De Beers attempts to increase its Russian investment

De Beers is planning to increase its presence in Russia, brushing aside mounting concerns over the rule of law and state interference in business, it reportedly said.

“We want to get into upstream [production] in Russia,” Gary Ralfe, group managing director, reportedly said Dec. 12.

De Beers, which is 45% owned by London-listed Anglo American, is seeking to diversify diamond production beyond its traditional sources of supply, mainly in southern Africa. Russia, alongside Canada, offers opportunities for new investment, London’s Financial Times reports.

De Beers has an exploration joint venture in Archangel Diamond Corporation in Russia, but it is likely to watch closely the future of Alrosa, the state-owned diamond producer, which sells a large portion of its production to De Beers, the British publication reports.

Alrosa controls nearly all of Russia’s diamond production. The company is jointly owned by the central government in Moscow and the Republic of Sakha, and produces about 20% of the world’s rough diamonds. Unlike other Russian mining companies, Alrosa has little surplus capital and needs to modernize its mines.

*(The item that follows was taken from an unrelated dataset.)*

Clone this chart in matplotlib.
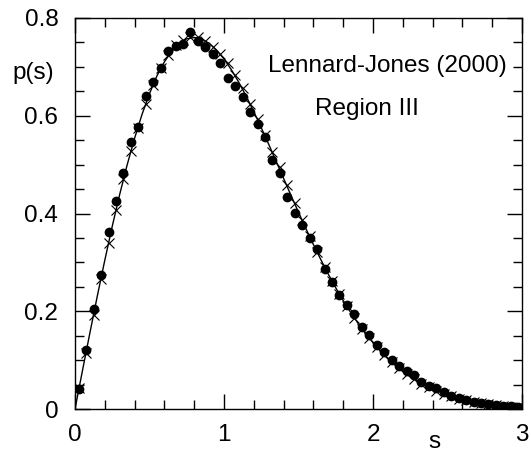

De Beers is waiting for an all-clear from the European Commission so it can finalize a proposed diamond-buying agreement with Alrosa, the publication reports.

Negotiations with the EU were making good progress and “in their final lap,” Ralfe reportedly said.

De Beers has been buying around $800 million worth of diamonds a year for the past three years from Alrosa on a “willing buyer, willing seller” basis. It is an arrangement that Ralfe reportedly says has worked “extremely well.”

Ralfe reportedly said De Beers had not encountered difficulties with the Russian authorities and had been encouraged by the government’s declared intention to make the industry more transparent. Legislation to declassify diamond data, until now a closely held state secret, was passed months ago but Russia’s president Vladimir Putin has yet to sign it into law.

But De Beers executives reportedly said Russia’s opaque taxation regime represented a risk factor in doing business in the country.